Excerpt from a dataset
[Begin]
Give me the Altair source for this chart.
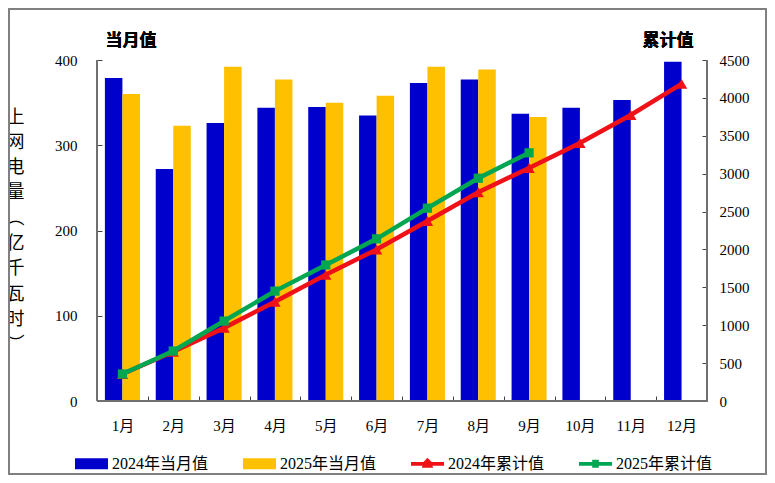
import altair as alt
import pandas as pd

months = ["1月", "2月", "3月", "4月", "5月", "6月", "7月", "8月", "9月", "10月", "11月", "12月"]
monthly_2024 = [379, 272, 326, 344, 345, 335, 373, 377, 337, 344, 353, 398]
monthly_2025 = [360, 323, 392, 377, 350, 358, 392, 389, 333]
cum_2024 = [356, 650, 965, 1310, 1665, 2000, 2375, 2755, 3075, 3405, 3775, 4185]
cum_2025 = [356, 660, 1055, 1450, 1795, 2140, 2545, 2940, 3275]
series = ["2024年当月值", "2025年当月值", "2024年累计值", "2025年累计值"]
colors = ["#0000CC", "#FFC000", "#F01018", "#00A651"]
y_title = ["上", "网", "电", "量", "︵", "亿", "千", "瓦", "时", "︶"]

FONT = "Liberation Serif, Noto Sans CJK SC"
BOLD = "Noto Sans CJK SC"
W, H = 610, 341

bars = pd.DataFrame(
    [{"month": m, "v": v, "series": series[0]} for m, v in zip(months, monthly_2024)]
    + [{"month": m, "v": v, "series": series[1]} for m, v in zip(months, monthly_2025)]
)
l24 = pd.DataFrame({"month": months, "v": cum_2024})
l25 = pd.DataFrame({"month": months[:len(cum_2025)], "v": cum_2025})
leg = pd.DataFrame({"series": series})

bar_icon = "M-1,-0.33H1V0.33H-1Z"
tri_icon = "M-1,-0.11H-0.25L0,-0.36L0.25,-0.11H1V0.12H0.3L0.34,0.24H-0.34L-0.3,0.12H-1Z"
sq_icon = "M-1,-0.11H-0.2V-0.24H0.2V-0.11H1V0.12H0.2V0.24H-0.2V0.12H-1Z"

x_enc = alt.X(
    "month:N", sort=months, title=None,
    scale=alt.Scale(domain=months, paddingInner=0, paddingOuter=0),
    axis=alt.Axis(
        labelAngle=0, tickBand="extent", offset=-5, tickSize=5, domain=False, grid=False,
        labelPadding=17, labelFont=FONT, labelFontSize=15, labelColor="#000",
        tickColor="#444", tickWidth=1,
    ),
)

left = alt.Chart(bars).mark_bar(size=17.5).encode(
    x=x_enc,
    xOffset=alt.XOffset("series:N", sort=series[:2],
                        scale=alt.Scale(domain=series[:2], paddingInner=0, paddingOuter=0.45)),
    y=alt.Y("v:Q", scale=alt.Scale(domain=[0, 400], nice=False),
            axis=alt.Axis(
                title=y_title, titleAngle=0, titleFont=BOLD, titleFontWeight="normal",
                titleFontSize=18, titleLineHeight=25.3, titleX=-87, titleY=48, titleAlign="center",
                titleBaseline="top", titleColor="#000",
                values=[0, 100, 200, 300, 400], offset=-5, tickSize=5, domain=False, grid=False,
                labelPadding=20, labelFont=FONT, labelFontSize=15, labelColor="#000",
                tickColor="#444", tickWidth=1,
            )),
    fill=alt.Fill("series:N", scale=alt.Scale(domain=series[:2], range=colors[:2]), legend=None),
)

y_right = alt.Y("v:Q", scale=alt.Scale(domain=[0, 4500], nice=False),
                axis=alt.Axis(
                    orient="right", title=None, format="d",
                    values=list(range(0, 4501, 500)), offset=-5, tickSize=5, domain=False, grid=False,
                    labelPadding=12, labelFont=FONT, labelFontSize=15, labelColor="#000",
                    tickColor="#444", tickWidth=1,
                ))

def cum_layer(df, shape, size, color):
    enc = dict(x=alt.X("month:N", sort=months, title=None), y=y_right)
    return (alt.Chart(df).mark_line(strokeWidth=4.5, color=color).encode(**enc)
            + alt.Chart(df).mark_point(shape=shape, filled=True, size=size, opacity=1, color=color).encode(**enc))

right = alt.layer(cum_layer(l24, "triangle-up", 130, colors[2]), cum_layer(l25, "square", 85, colors[3]))

legend_cfg = dict(
    title=None, orient="none", legendX=-22, legendY=H + 46, direction="horizontal", columns=4,
    symbolSize=1089, symbolOpacity=1, symbolStrokeWidth=0, labelFont=FONT, labelFontSize=16,
    labelColor="#000", labelOffset=4, columnPadding=34, gridAlign="all",
)
legend_layer = alt.Chart(leg).transform_filter("false").mark_point(filled=True, opacity=1).encode(
    x=alt.value(0), y=alt.value(0),
    color=alt.Color("series:N", scale=alt.Scale(domain=series, range=colors), legend=alt.Legend(**legend_cfg)),
    shape=alt.Shape("series:N", scale=alt.Scale(domain=series,
                    range=[bar_icon, bar_icon, tri_icon, sq_icon]), legend=alt.Legend(**legend_cfg)),
)

def rule(**kw):
    return alt.Chart(leg).mark_rule(color="#707070", strokeWidth=1.5).encode(**kw)

axis_lines = alt.layer(
    rule(x=alt.value(0), y=alt.value(0), y2=alt.value(H)),
    rule(x=alt.value(W), y=alt.value(0), y2=alt.value(H)),
    rule(x=alt.value(0), x2=alt.value(W), y=alt.value(H)),
)

def head(text, x):
    return alt.Chart(leg).mark_text(font=BOLD, fontSize=17, fontWeight="bold", color="#000", align="center").encode(
        x=alt.value(x), y=alt.value(-19), text=alt.value(text))

frame = alt.Chart(leg).mark_rect(fillOpacity=0, stroke="#808080", strokeWidth=1.5).encode(
    x=alt.value(-88), x2=alt.value(669), y=alt.value(-51), y2=alt.value(414))

chart = alt.layer(
    frame, left, right, axis_lines, legend_layer, head("当月值", 34), head("累计值", 571)
).resolve_scale(y="independent").properties(
    width=W, height=H,
    padding={"left": 89, "top": 52, "right": 60, "bottom": 74},
    autosize=alt.AutoSizeParams(type="none"),
    background="white",
).configure_view(stroke=None)

chart.save("out.html", embed_options={"renderer": "svg", "actions": False})
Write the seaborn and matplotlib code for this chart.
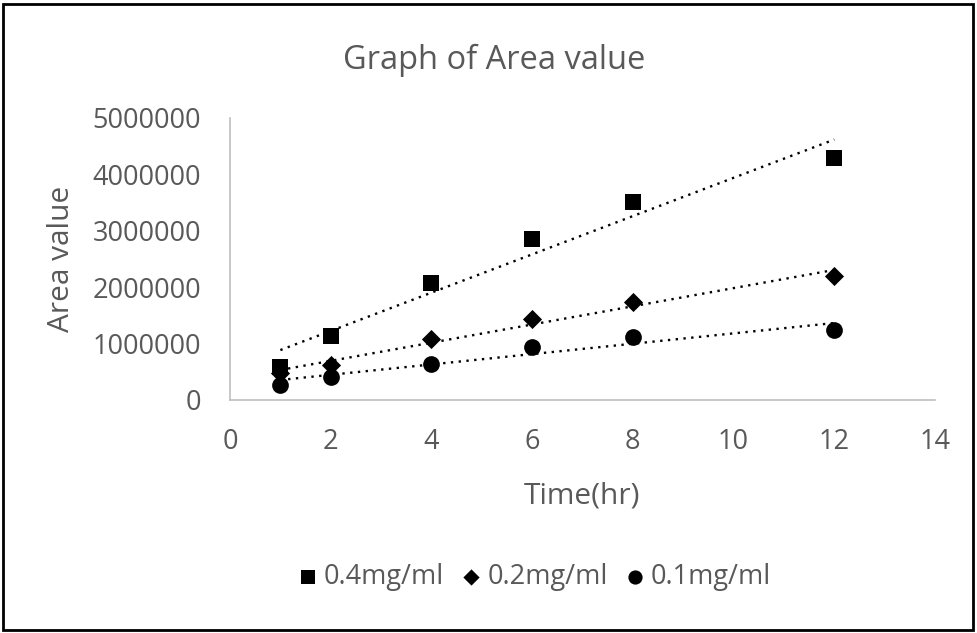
import matplotlib
matplotlib.use("Agg")
import matplotlib.pyplot as plt
from matplotlib.patches import Rectangle
import seaborn as sns
import pandas as pd

time_hr = [1, 2, 4, 6, 8, 12]
area_04 = [590000, 1140000, 2080000, 2860000, 3515000, 4290000]
area_02 = [470000, 620000, 1080000, 1440000, 1740000, 2200000]
area_01 = [270000, 415000, 635000, 940000, 1115000, 1235000]

series_labels = ["0.4mg/ml", "0.2mg/ml", "0.1mg/ml"]
series_markers = ["s", "D", "o"]
series_sizes = [140, 95, 145]

TEXT = "#595959"
AXIS = "#bfbfbf"

sns.set_style("white")
plt.rcParams["font.family"] = ["Open Sans", "DejaVu Sans"]

fig = plt.figure(figsize=(9.78, 6.33), dpi=100)
ax = fig.add_axes([230 / 978, 1 - 400 / 633, 705 / 978, 282 / 633])

df = pd.DataFrame({
    "Time(hr)": time_hr * 3,
    "Area value": area_04 + area_02 + area_01,
    "series": [s for s in series_labels for _ in time_hr],
})

# linear trendlines, dotted
for label in series_labels:
    sub = df[df["series"] == label]
    sns.regplot(data=sub, x="Time(hr)", y="Area value", ax=ax, ci=None,
                scatter=False, truncate=True,
                line_kws=dict(color="black", lw=1.7, linestyle=(0, (1, 2.3))))

for label, marker, size in zip(series_labels, series_markers, series_sizes):
    sub = df[df["series"] == label]
    sns.scatterplot(data=sub, x="Time(hr)", y="Area value", ax=ax,
                    marker=marker, s=size, color="black", edgecolor="black",
                    linewidth=0, label=label, zorder=3)

ax.set_xlim(0, 14)
ax.set_ylim(0, 5000000)
ax.set_xticks(range(0, 15, 2))
ax.set_yticks(range(0, 5000001, 1000000))
ax.set_yticklabels([str(v) for v in range(0, 5000001, 1000000)])

for side in ["top", "right"]:
    ax.spines[side].set_visible(False)
for side in ["left", "bottom"]:
    ax.spines[side].set_color(AXIS)
    ax.spines[side].set_linewidth(1.2)

ax.tick_params(axis="both", direction="out", length=7, width=1.2, color=AXIS,
               labelsize=19.5, labelcolor=TEXT)
ax.tick_params(axis="x", pad=13)
ax.tick_params(axis="y", pad=14)

ax.set_xlabel("Time(hr)", fontsize=21.5, color=TEXT)
ax.set_ylabel("Area value", fontsize=21.5, color=TEXT)
ax.xaxis.set_label_coords(0.5, -0.29)
ax.yaxis.set_label_coords(-0.219, 0.5)

fig.text(0.505, 0.905, "Graph of Area value", ha="center", va="center",
         fontsize=23.5, color=TEXT)

handles, labels = ax.get_legend_handles_labels()
if ax.legend_:
    ax.legend_.remove()
fig.legend(handles, labels, loc="center", bbox_to_anchor=(0.546, 0.088), ncol=3,
           frameon=False, fontsize=19.5, labelcolor=TEXT, handlelength=0.8,
           handletextpad=0.2, columnspacing=0.6, markerscale=0.85)

fig.patches.append(Rectangle((3 / 978, 3 / 633), 970 / 978, 626 / 633,
                             transform=fig.transFigure, fill=False,
                             edgecolor="black", linewidth=2))

plt.savefig("out.png", dpi=100)
plt.close()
[End]
_Job_: Give again, exactly as written above, every line from the one holding "Write the seaborn" to the one holding "series_sizes = [140, 95, 145]", with both ends kept and the pictures left out.

_Worked answer_:
Write the seaborn and matplotlib code for this chart.
import matplotlib
matplotlib.use("Agg")
import matplotlib.pyplot as plt
from matplotlib.patches import Rectangle
import seaborn as sns
import pandas as pd

time_hr = [1, 2, 4, 6, 8, 12]
area_04 = [590000, 1140000, 2080000, 2860000, 3515000, 4290000]
area_02 = [470000, 620000, 1080000, 1440000, 1740000, 2200000]
area_01 = [270000, 415000, 635000, 940000, 1115000, 1235000]

series_labels = ["0.4mg/ml", "0.2mg/ml", "0.1mg/ml"]
series_markers = ["s", "D", "o"]
series_sizes = [140, 95, 145]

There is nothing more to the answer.